The celebrated playwright says that a neighbour’s plan to expand their basement will shatter the crescent’s treasured peace and tranquillity.
‘The crescent has always been a quiet residential street where people lived for 20 years or more,’ says Hare. ‘Only in the past few years has it become a square on an investor and estate agent’s Monopoly board. That’s changing its character.’
The new owners of a neighbouring property want planning consent to rebuild an extension at the back of the house and revamp the cellar.
‘Basement work of this kind is now loathed in London for very good reason,’ adds Hare. ‘This street is losing its essential charm and character to people coming in and hollowing it out for commercial profit.’
The writer has approached the Town Hall, urging planners to reject the scheme. ‘These unnecessary basements are anti- social and destructive,’ says Sir David, who is married to fashion designer and sculptor Nicole Farhi. ‘In the interests of letting the crescent retain its essential character — quiet, peaceful, neighbourly — I implore the council to reject this application.’

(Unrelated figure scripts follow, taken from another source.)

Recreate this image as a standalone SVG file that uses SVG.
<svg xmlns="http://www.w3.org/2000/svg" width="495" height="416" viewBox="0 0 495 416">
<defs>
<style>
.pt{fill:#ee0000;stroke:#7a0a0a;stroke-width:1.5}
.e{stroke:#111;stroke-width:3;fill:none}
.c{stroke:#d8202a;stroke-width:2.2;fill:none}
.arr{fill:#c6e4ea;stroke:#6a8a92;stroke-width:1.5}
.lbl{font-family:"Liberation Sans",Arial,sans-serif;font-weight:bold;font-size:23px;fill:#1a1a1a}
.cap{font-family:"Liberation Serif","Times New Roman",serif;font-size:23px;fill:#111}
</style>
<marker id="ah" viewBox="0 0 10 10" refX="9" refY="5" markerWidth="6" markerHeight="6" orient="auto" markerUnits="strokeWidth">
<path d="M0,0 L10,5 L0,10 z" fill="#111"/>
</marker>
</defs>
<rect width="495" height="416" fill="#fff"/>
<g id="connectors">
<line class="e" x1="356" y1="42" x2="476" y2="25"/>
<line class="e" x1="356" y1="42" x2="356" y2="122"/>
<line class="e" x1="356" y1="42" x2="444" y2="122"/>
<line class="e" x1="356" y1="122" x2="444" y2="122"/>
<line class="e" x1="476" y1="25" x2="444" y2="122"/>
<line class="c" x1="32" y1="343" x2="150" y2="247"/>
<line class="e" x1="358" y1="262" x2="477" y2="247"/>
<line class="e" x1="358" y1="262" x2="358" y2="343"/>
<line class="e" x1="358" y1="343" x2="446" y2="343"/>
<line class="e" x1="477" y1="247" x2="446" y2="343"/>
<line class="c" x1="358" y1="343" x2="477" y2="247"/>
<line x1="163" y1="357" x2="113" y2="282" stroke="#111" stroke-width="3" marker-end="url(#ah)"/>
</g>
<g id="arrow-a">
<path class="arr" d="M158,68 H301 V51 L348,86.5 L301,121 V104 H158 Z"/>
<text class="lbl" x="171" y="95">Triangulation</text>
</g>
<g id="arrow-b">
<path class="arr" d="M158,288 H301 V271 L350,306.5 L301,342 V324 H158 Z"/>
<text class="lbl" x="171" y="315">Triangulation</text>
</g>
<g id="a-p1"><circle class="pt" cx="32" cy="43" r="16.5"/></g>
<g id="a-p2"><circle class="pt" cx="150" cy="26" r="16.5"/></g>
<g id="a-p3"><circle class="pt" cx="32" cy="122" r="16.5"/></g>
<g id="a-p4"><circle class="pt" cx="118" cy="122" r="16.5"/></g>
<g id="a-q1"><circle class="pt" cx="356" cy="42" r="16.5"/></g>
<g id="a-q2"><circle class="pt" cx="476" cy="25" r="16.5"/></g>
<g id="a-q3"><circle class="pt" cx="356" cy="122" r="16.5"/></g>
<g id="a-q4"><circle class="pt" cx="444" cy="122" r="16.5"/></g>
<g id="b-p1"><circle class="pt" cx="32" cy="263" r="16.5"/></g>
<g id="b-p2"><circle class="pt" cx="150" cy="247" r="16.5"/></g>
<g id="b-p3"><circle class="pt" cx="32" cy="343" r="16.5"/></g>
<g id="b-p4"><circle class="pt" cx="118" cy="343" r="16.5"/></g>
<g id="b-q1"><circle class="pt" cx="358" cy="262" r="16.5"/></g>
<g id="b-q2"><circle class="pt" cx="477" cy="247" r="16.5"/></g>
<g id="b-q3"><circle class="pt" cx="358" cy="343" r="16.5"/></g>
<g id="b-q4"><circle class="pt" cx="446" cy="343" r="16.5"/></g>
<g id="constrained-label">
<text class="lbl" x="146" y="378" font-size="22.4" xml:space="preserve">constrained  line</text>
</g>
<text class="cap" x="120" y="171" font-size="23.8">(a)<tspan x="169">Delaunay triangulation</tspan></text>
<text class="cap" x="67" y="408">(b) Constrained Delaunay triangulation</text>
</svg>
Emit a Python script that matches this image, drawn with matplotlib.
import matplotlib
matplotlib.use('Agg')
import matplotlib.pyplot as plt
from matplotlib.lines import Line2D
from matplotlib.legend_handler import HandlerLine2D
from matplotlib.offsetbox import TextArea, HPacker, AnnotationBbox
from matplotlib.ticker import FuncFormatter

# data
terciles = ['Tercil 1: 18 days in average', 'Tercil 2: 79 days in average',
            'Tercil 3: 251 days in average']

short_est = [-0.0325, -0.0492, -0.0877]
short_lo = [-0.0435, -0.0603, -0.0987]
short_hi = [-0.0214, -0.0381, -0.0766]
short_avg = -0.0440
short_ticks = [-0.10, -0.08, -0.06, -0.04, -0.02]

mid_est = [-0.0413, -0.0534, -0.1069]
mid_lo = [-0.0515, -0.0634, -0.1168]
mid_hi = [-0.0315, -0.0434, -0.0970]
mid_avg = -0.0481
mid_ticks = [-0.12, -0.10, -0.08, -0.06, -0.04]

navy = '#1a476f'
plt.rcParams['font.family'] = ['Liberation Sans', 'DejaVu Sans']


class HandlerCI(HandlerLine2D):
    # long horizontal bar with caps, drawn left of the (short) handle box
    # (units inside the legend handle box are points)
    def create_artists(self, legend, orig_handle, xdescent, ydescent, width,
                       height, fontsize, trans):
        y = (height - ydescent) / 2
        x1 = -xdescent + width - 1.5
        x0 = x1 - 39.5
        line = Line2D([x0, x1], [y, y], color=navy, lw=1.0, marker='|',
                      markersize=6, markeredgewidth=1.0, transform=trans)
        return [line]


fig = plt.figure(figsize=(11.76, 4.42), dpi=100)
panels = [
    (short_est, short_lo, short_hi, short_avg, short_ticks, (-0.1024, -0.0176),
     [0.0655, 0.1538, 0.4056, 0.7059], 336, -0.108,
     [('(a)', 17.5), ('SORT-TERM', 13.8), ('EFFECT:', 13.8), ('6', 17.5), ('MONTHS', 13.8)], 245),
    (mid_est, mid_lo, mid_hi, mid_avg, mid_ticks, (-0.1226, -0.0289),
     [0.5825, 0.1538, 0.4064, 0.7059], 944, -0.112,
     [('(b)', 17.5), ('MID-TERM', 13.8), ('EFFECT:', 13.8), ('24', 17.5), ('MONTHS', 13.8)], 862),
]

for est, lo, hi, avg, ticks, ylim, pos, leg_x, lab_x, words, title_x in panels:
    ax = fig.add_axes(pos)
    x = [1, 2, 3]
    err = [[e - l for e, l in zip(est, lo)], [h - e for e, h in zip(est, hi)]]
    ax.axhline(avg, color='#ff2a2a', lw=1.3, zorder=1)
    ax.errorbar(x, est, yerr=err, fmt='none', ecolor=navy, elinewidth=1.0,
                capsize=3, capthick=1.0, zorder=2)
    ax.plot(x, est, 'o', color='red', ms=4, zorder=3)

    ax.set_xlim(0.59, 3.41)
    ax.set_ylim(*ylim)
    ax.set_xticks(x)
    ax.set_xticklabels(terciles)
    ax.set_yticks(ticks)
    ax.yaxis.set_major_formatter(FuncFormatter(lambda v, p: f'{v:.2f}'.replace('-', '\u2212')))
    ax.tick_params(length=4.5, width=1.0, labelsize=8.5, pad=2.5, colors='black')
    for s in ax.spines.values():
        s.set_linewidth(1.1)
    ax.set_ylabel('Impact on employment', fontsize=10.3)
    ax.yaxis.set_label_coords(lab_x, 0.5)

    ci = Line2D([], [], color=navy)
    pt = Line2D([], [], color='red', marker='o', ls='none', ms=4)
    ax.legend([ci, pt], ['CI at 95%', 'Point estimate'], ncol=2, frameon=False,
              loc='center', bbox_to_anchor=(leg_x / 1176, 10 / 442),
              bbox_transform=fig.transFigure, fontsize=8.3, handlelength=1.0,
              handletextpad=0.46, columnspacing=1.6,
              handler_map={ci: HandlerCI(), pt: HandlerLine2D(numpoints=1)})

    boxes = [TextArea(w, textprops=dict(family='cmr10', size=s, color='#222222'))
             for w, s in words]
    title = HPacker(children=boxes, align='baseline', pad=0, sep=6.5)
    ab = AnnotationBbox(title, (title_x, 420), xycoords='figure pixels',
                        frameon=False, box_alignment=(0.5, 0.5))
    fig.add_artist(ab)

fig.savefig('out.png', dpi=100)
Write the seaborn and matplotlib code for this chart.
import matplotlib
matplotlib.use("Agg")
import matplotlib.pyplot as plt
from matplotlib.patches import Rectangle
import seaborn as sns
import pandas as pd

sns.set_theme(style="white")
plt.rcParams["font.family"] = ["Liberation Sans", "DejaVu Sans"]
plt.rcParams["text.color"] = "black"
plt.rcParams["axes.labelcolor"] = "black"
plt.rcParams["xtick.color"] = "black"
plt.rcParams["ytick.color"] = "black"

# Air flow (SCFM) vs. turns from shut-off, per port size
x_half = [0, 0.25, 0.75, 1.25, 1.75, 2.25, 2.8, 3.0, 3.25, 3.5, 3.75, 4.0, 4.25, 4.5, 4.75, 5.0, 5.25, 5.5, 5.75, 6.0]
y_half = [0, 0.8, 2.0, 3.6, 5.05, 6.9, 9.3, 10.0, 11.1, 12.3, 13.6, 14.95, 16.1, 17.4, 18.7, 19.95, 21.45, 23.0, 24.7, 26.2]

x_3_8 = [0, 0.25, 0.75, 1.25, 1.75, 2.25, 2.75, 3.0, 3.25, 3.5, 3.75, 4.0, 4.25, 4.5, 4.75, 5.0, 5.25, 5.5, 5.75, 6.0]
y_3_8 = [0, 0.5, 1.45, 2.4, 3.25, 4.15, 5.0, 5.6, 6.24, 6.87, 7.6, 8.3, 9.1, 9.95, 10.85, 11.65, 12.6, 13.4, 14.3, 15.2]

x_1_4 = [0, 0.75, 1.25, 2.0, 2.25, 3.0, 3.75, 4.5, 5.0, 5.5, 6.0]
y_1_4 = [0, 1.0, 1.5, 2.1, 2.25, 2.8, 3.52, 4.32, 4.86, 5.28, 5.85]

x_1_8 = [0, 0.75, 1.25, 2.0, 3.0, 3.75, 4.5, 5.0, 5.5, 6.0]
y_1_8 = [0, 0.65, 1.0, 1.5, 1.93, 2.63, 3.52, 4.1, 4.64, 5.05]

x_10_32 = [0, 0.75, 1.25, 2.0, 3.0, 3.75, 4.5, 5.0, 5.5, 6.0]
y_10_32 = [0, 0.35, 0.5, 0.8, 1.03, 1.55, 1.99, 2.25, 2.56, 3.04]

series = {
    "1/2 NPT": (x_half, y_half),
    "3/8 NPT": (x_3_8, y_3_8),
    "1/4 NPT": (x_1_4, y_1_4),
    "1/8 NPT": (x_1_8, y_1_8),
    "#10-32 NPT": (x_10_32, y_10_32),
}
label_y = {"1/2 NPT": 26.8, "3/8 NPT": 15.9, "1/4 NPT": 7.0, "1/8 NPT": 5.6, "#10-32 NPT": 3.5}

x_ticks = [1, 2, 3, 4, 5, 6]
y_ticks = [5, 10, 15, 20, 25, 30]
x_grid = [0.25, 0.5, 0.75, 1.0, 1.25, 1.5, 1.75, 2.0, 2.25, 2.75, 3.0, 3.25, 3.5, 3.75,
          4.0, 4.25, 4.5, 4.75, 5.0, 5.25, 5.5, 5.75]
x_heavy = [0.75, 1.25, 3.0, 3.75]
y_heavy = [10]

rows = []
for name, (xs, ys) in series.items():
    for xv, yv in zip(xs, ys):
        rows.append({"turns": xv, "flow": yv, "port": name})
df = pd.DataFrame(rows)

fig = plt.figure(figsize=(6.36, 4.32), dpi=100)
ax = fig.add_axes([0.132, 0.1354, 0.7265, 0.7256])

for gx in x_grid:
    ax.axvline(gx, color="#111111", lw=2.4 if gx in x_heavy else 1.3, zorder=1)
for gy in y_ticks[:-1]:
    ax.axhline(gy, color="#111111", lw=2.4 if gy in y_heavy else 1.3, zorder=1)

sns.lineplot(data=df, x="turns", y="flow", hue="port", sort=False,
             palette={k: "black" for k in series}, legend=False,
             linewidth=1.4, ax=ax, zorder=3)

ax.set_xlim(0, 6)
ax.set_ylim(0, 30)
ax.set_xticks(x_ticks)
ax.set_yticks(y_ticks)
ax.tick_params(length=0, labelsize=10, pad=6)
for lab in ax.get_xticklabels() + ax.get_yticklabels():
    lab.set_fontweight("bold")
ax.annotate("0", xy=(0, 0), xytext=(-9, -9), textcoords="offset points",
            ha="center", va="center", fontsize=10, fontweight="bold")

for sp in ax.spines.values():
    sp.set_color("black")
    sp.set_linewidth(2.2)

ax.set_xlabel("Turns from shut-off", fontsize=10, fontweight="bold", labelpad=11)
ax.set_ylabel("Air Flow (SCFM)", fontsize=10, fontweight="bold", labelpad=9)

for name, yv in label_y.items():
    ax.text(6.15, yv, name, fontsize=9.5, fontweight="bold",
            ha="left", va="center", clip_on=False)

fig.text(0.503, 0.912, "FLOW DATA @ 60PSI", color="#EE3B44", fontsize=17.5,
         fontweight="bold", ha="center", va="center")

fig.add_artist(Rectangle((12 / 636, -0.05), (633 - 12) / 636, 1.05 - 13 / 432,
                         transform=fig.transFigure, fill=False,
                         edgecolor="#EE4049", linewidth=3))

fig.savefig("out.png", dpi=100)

Architect Piers Smerin, who filed the application on behalf of the new owner, says the plan was not a large basement extension, but sought simply to expand a small cellar at the front of the house. He said: ‘While it is technically described as basement work, it is pushing it to describe it as a basement — it is making an existing cellar space a little wider and deeper.’
This is not the first time Hare has found himself in conflict with neighbours. Sir David, 70, was previously forced to move out of his glass-roofed writing studio after an illegal two-storey extension blocked out the light.
‘I have already endured the noise, dirt and constant disruption for 18 months,’ he adds. ‘At times, I had to move out.’
Sir David wrote the script for The Reader — the film that won Kate Winslet an Oscar — in his studio, as well as plays including the Olivier award-winning Skylight and Pravda.